"The Ring" archive entries from May 19th 2012

  • Quote from MSacThrower

    My two cents... I like them, but I don't. Yes Ronn you are correct of the idea of unloading the weight, but it has to do more with unloading the hips and glutes, and not the quads. So with some combined information from a few very knowledgeable strength coaches, cough... Poliquin...cough... Simmons, hear is what I've learned. Some problems that an athlete can run into with box squats is the shortening of the piriformis muscles, or those muscles that help football players cut side to side, or moves that induce ankle breaking of the other athletes. Also because the box squat, depending on height of the box of course, is designed to hit the hips and glutes more, there are some muscles left out on the party. Simmons incorporates sled drags and some other leg squivering routines to hit the quads hard. But in the end I think Simmons said it best when he said along the lines of, "these workouts are designed for power lifters, if you took a normal athlete and put them on this program it would destroy them." But they are doing these year round and are always within 95% of a max at any time.

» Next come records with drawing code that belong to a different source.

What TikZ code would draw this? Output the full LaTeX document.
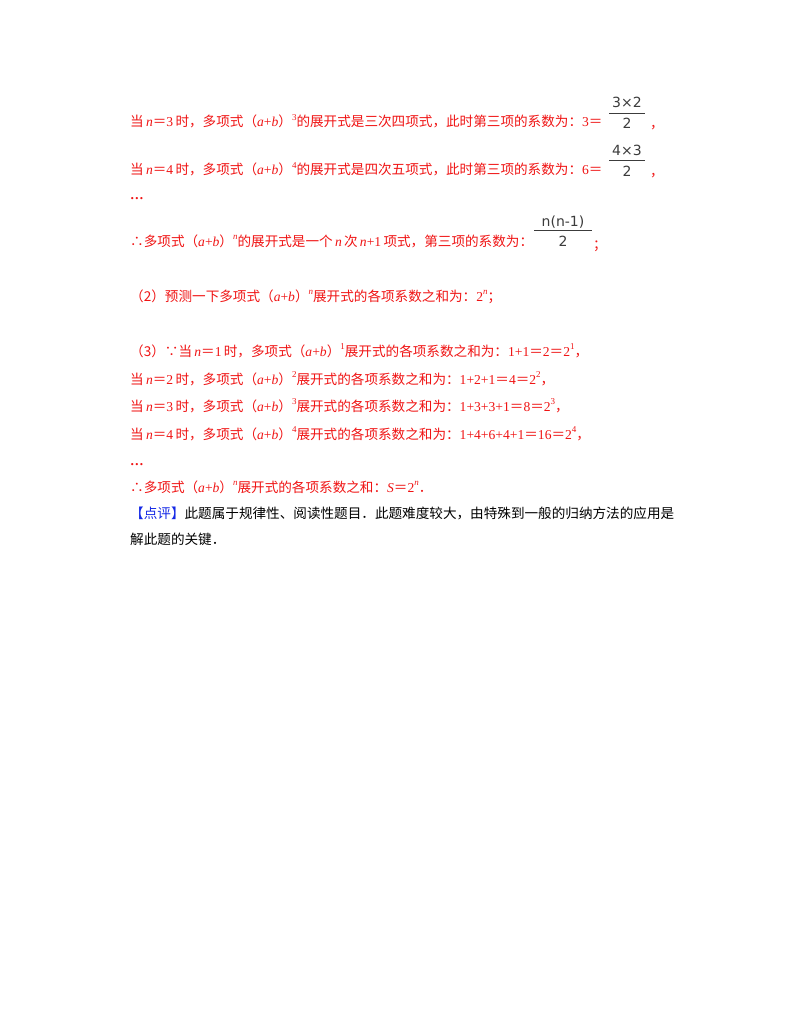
\documentclass[tikz,border=0pt]{standalone}
\usepackage{fontspec}
\setmainfont{Noto Sans CJK SC}
\newfontfamily\tm{Liberation Serif}
\newfontfamily\fr{DejaVu Sans}
\newcommand\vi[1]{{\tm\itshape #1}}
\newcommand\vr[1]{{\tm #1}}
\newcommand\eq{＝}
\newcommand\sps[1]{\raisebox{0.5em}{\tm\fontsize{9pt}{9pt}\selectfont #1}}
\definecolor{rd}{RGB}{240,20,20}
\definecolor{bl}{RGB}{20,40,230}
\definecolor{fg}{RGB}{60,60,60}
\tikzset{ln/.style={anchor=base west,inner sep=0pt,font=\fontsize{13.6pt}{14pt}\selectfont},
 fr/.style={inner sep=0pt,anchor=base,fg,font=\fr\fontsize{14pt}{14pt}\selectfont}}
\begin{document}
\begin{tikzpicture}[x=1pt,y=-1pt]
\useasboundingbox[fill=white] (0,0) rectangle (800,1035);
\begin{scope}[rd]
\node[ln] (l1) at (130,127) {当\,\vi{n}\eq\vr{3}\,时，多项式（\vi{a}\vr{+}\vi{b}）\sps{3}的展开式是三次四项式，此时第三项的系数为：\vr{3}\eq};
\node[ln] (c1) at (650,129) {，};
\node[ln] (l2) at (130,175) {当\,\vi{n}\eq\vr{4}\,时，多项式（\vi{a}\vr{+}\vi{b}）\sps{4}的展开式是四次五项式，此时第三项的系数为：\vr{6}\eq};
\node[ln] (c2) at (650,177) {，};
\node[ln] (d1) at (130,200) {\vr{\textbf{…}}};
\node[ln] (l3) at (130,246) {∴多项式（\vi{a}\vr{+}\vi{b}）\sps{\itshape n}的展开式是一个\,\vi{n}\,次\,\vi{n}\vr{+1}\,项式，第三项的系数为：};
\node[ln] (c3) at (593,249) {；};
\node[ln] (l4) at (130,301) {（2）预测一下多项式（\vi{a}\vr{+}\vi{b}）\sps{\itshape n}展开式的各项系数之和为：\vr{2}\sps{\itshape n}；};
\node[ln] (l5) at (130,356) {（3）∵当\,\vi{n}\eq\vr{1}\,时，多项式（\vi{a}\vr{+}\vi{b}）\sps{1}展开式的各项系数之和为：\vr{1+1}\eq\vr{2}\eq\vr{2}\sps{1}，};
\node[ln] (l6) at (130,384) {当\,\vi{n}\eq\vr{2}\,时，多项式（\vi{a}\vr{+}\vi{b}）\sps{2}展开式的各项系数之和为：\vr{1+2+1}\eq\vr{4}\eq\vr{2}\sps{2}，};
\node[ln] (l7) at (130,411) {当\,\vi{n}\eq\vr{3}\,时，多项式（\vi{a}\vr{+}\vi{b}）\sps{3}展开式的各项系数之和为：\vr{1+3+3+1}\eq\vr{8}\eq\vr{2}\sps{3}，};
\node[ln] (l8) at (130,439) {当\,\vi{n}\eq\vr{4}\,时，多项式（\vi{a}\vr{+}\vi{b}）\sps{4}展开式的各项系数之和为：\vr{1+4+6+4+1}\eq\vr{16}\eq\vr{2}\sps{4}，};
\node[ln] (d2) at (130,465) {\vr{\textbf{…}}};
\node[ln] (l9) at (130,492) {∴多项式（\vi{a}\vr{+}\vi{b}）\sps{\itshape n}展开式的各项系数之和：\vi{S}\eq\vr{2}\sps{\itshape n}．};
\end{scope}
\node[fr] (f1n) at (627,108) {3×2};
\node[fr] (f1d) at (627,129) {2};
\draw[fg,line width=0.8pt] (609,113) -- (645,113);
\node[fr] (f2n) at (627,156) {4×3};
\node[fr] (f2d) at (627,176) {2};
\draw[fg,line width=0.8pt] (609,160) -- (645,160);
\node[fr] (f3n) at (563,226) {n(n-1)};
\node[fr] (f3d) at (563,246) {2};
\draw[fg,line width=0.8pt] (534,230) -- (592,230);
\node[ln] (l10) at (130,518) {\textcolor{bl}{【点评】}此题属于规律性、阅读性题目．此题难度较大，由特殊到一般的归纳方法的应用是};
\node[ln] (l11) at (130,544) {解此题的关键．};
\end{tikzpicture}
\end{document}
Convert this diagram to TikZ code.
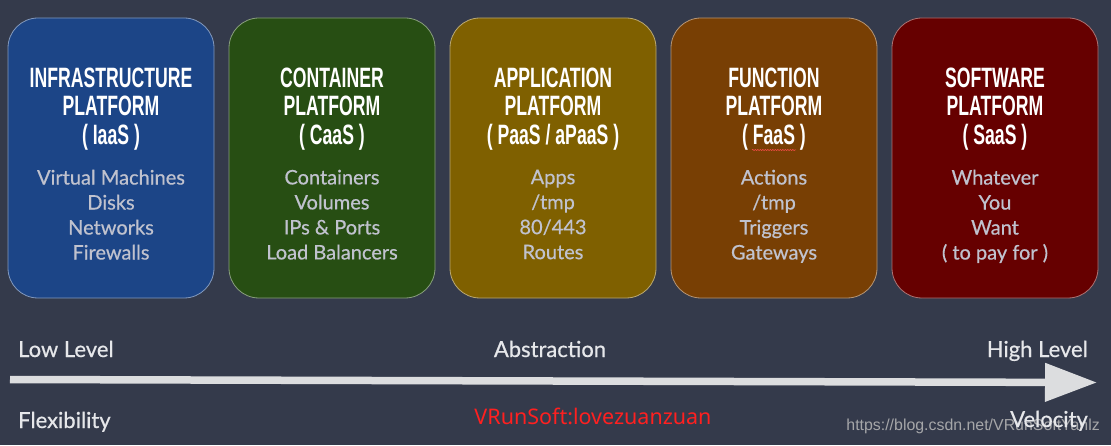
\documentclass[tikz,border=0pt]{standalone}
\usepackage{fontspec}
\setmainfont{Lato}
\newfontfamily\titlefont[FakeStretch=0.63]{Liberation Sans}
\newfontfamily\labelfont[FakeBold=0.6]{Lato}
\newfontfamily\markfont{Noto Sans}
\newfontfamily\urlfont{Liberation Sans}
\usetikzlibrary{arrows.meta,positioning,decorations.pathmorphing}
\definecolor{slatebg}{HTML}{343A4B}
\definecolor{iaasblue}{HTML}{1C4587}
\definecolor{caasgreen}{HTML}{274E13}
\definecolor{paasgold}{HTML}{7F6000}
\definecolor{faasbrown}{HTML}{783F04}
\definecolor{saasred}{HTML}{660000}
\definecolor{itemgray}{HTML}{C0C2CE}
\definecolor{labelwhite}{HTML}{E6E7EA}
\definecolor{arrowgray}{HTML}{DCDDDF}
\definecolor{markred}{HTML}{FF2020}

\begin{document}
\begin{tikzpicture}[x=1pt,y=1pt,
  platbox/.style={rounded corners=30pt,minimum width=206pt,minimum height=280pt,line width=0.8pt,inner sep=0pt},
  boxtitle/.style={align=center,inner sep=0pt,text=white,font=\titlefont\bfseries\fontsize{28}{28.5}\selectfont},
  boxitems/.style={align=center,inner sep=0pt,text=itemgray,font=\labelfont\fontsize{20}{25}\selectfont},
  scalelabel/.style={inner sep=0pt,text=labelwhite,font=\labelfont\fontsize{22}{26}\selectfont}]
  \fill[slatebg] (0,0) rectangle (1111,445);

  \node[platbox,fill=iaasblue,draw=iaasblue!55!white] (iaas) at (111,287) {};
  \node[platbox,fill=caasgreen,draw=caasgreen!55!white,right=14.2pt of iaas] (caas) {};
  \node[platbox,fill=paasgold,draw=paasgold!55!white,right=14.2pt of caas] (paas) {};
  \node[platbox,fill=faasbrown,draw=faasbrown!55!white,right=14.2pt of paas] (faas) {};
  \node[platbox,fill=saasred,draw=saasred!55!white,right=14.2pt of faas] (saas) {};

  \node[boxtitle,below=50pt of iaas.north] (iaastitle) {INFRASTRUCTURE\\PLATFORM\\( IaaS )};
  \node[boxtitle,below=50pt of caas.north] (caastitle) {CONTAINER\\PLATFORM\\( CaaS )};
  \node[boxtitle,below=50pt of paas.north] (paastitle) {APPLICATION\\PLATFORM\\( PaaS / aPaaS )};
  \node[boxtitle,below=50pt of faas.north] (faastitle) {FUNCTION\\PLATFORM\\( FaaS )};
  \node[boxtitle,below=50pt of saas.north] (saastitle) {SOFTWARE\\PLATFORM\\( SaaS )};

  \node[boxitems,below=152pt of iaas.north] (iaasitems) {Virtual Machines\\Disks\\Networks\\Firewalls};
  \node[boxitems,below=152pt of caas.north] (caasitems) {Containers\\Volumes\\IPs \& Ports\\Load Balancers};
  \node[boxitems,below=152pt of paas.north] (paasitems) {Apps\\/tmp\\80/443\\Routes};
  \node[boxitems,below=152pt of faas.north] (faasitems) {Actions\\/tmp\\Triggers\\Gateways};
  \node[boxitems,below=152pt of saas.north] (saasitems) {Whatever\\You\\Want\\( to pay for )};

  \draw[markred!80!white,line width=0.5pt,decorate,decoration={snake,amplitude=0.6pt,segment length=2.5pt}] (752,295) -- (796,295);

  \coordinate (lowend) at (10,65.5);
  \coordinate (highend) at (1097,62.5);
  \draw[arrowgray,line width=7.5pt,-{Triangle[length=52pt,width=37pt]}] (lowend) -- (highend);

  \node[scalelabel,anchor=base west] (lowlevel) at (18,88) {Low Level};
  \node[scalelabel,anchor=base] (abstraction) at (550,88) {Abstraction};
  \node[scalelabel,anchor=base east] (highlevel) at (1088,88) {High Level};
  \node[scalelabel,anchor=base west] (flexibility) at (18,17) {Flexibility};
  \node[text=markred,font=\markfont\fontsize{21.5}{24}\selectfont,anchor=base,inner sep=0pt] (redmark) at (593,21) {VRunSoft:lovezuanzuan};
  \node[text=gray!55!white,opacity=0.85,font=\urlfont\fontsize{15.9}{18}\selectfont,anchor=base east,inner sep=0pt] (urlmark) at (1100,15) {https://blog.csdn.net/VRunSoftYanlz};
  \node[scalelabel,anchor=base east] (velocity) at (1088,18) {Velocity};
\end{tikzpicture}
\end{document}
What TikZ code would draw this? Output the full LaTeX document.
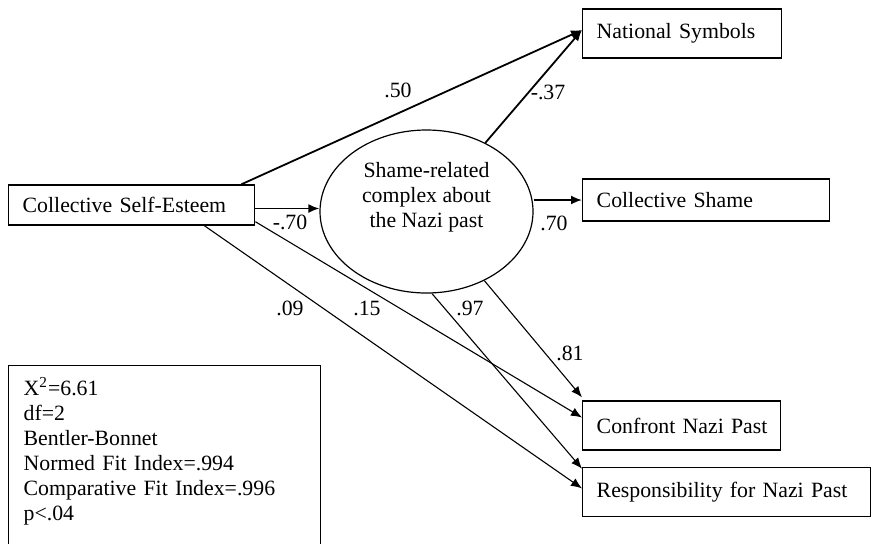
\documentclass[tikz,border=0pt]{standalone}
\usepackage{fontspec}
\setmainfont{Liberation Serif}
\usetikzlibrary{shapes.geometric, arrows.meta, positioning}
\tikzset{
  obs/.style    = {rectangle, draw, line width=0.7pt, anchor=west, align=left,
                   text width=#1, inner xsep=7pt, inner ysep=0pt,
                   font=\fontsize{10.9}{12.5}\selectfont},
  latent/.style = {ellipse, draw, line width=0.6pt, minimum width=106.5pt,
                   minimum height=81.5pt, inner sep=0pt},
  lbl/.style    = {font=\fontsize{10.9}{12.5}\selectfont, inner sep=0pt},
  coef/.style   = {font=\fontsize{10.9}{12.5}\selectfont, inner sep=0pt},
  fitbox/.style = {rectangle, draw, line width=0.7pt, anchor=north west,
                   align=left, text width=141pt, inner xsep=7.5pt, inner ysep=6pt,
                   font=\fontsize{10.9}{12.5}\selectfont},
  arr/.style    = {-{Latex[length=5.5pt, width=4.5pt]}, line width=0.9pt},
  tarr/.style   = {-{Latex[length=5.5pt, width=4.5pt]}, line width=0.55pt},
}

\begin{document}
\begin{tikzpicture}[x=0.5pt, y=-0.5pt]
  \useasboundingbox (0,0) rectangle (871,543);

  % observed variables
  \node[obs=109pt, minimum height=20pt]    (cse)      at (8,205)     {Collective Self-Esteem};
  \node[obs=85.5pt, minimum height=24.5pt] (natsym)   at (582,33.5)  {National Symbols};
  \node[obs=109.5pt, minimum height=21pt]  (colsh)    at (582,200)   {Collective Shame};
  \node[obs=85pt, minimum height=24.5pt]   (confront) at (582,425.5) {\mbox{Confront Nazi Past}};
  \node[obs=130pt, minimum height=24.5pt, below=8pt of confront.south west,
        anchor=north west] (resp) {Responsibility for Nazi Past};

  % latent factor
  \node[latent] (shame) at (426.5,211.5) {};
  \node[lbl, align=center] (shametxt) at ([yshift=7.25pt]shame.center)
       {Shame-related\\complex about\\the Nazi past};

  % fit statistics
  \node[fitbox] (gof) at (8,365)
       {X\textsuperscript{2}=6.61\\df=2\\Bentler-Bonnet\\Normed Fit Index=.994\\
        Comparative Fit Index=.996\\p<.04\\~};

  % paths
  \coordinate (csein) at ([yshift=-1.75pt]cse.east);
  \draw[arr]  ([xshift=-7pt]cse.north east) -- ([yshift=1.75pt]natsym.west);
  \draw[arr]  (shame) -- ([yshift=1.75pt]natsym.west);
  \draw[arr]  (csein) -- (csein -| shame.west);
  \draw[arr]  (shame.east |- colsh.west) -- (colsh.west);
  \draw[tarr] ([yshift=2pt]cse.south east) -- ([yshift=4pt]confront.west);
  \draw[tarr] ([xshift=-25.5pt]cse.south east) -- ([yshift=1.75pt]resp.west);
  \draw[tarr] (shame) -- ([yshift=1.5pt]confront.north west);
  \draw[tarr] ([xshift=2.75pt]shame.south) -- ([yshift=-1pt]resp.north west);

  % coefficients
  \node[coef] (c50)  at (398,90)  {.50};
  \node[coef] (c37)  at (548,92)  {-.37};
  \node[coef] (c70n) at (290,222) {-.70};
  \node[coef] (c70)  at (554,223) {.70};
  \node[coef] (c09)  at (290,308) {.09};
  \node[coef] (c15)  at (367,308) {.15};
  \node[coef] (c97)  at (470,308) {.97};
  \node[coef] (c81)  at (570,353) {.81};

\end{tikzpicture}
\end{document}
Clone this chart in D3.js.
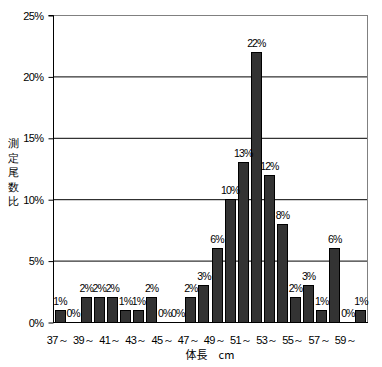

Personally, like I said early I like them and I don't, a 3 or 6 week cycle of them might really help some athletes who are missing the hip strength and concentric phase of the lift. I really like the idea of turning the lift on its' head with doing it with pins. Only think I can see with that is the body as a whole become unloaded at the bottom postion, with the traditional box squat the hips disengage at the bottom but the rest of the body remains loaded and tight. Maybe find a piece of foam that is thick enough to take some of the stress away from the seated postion but allows the athlete to still just break parallel on the lift. Hope training is going good up there.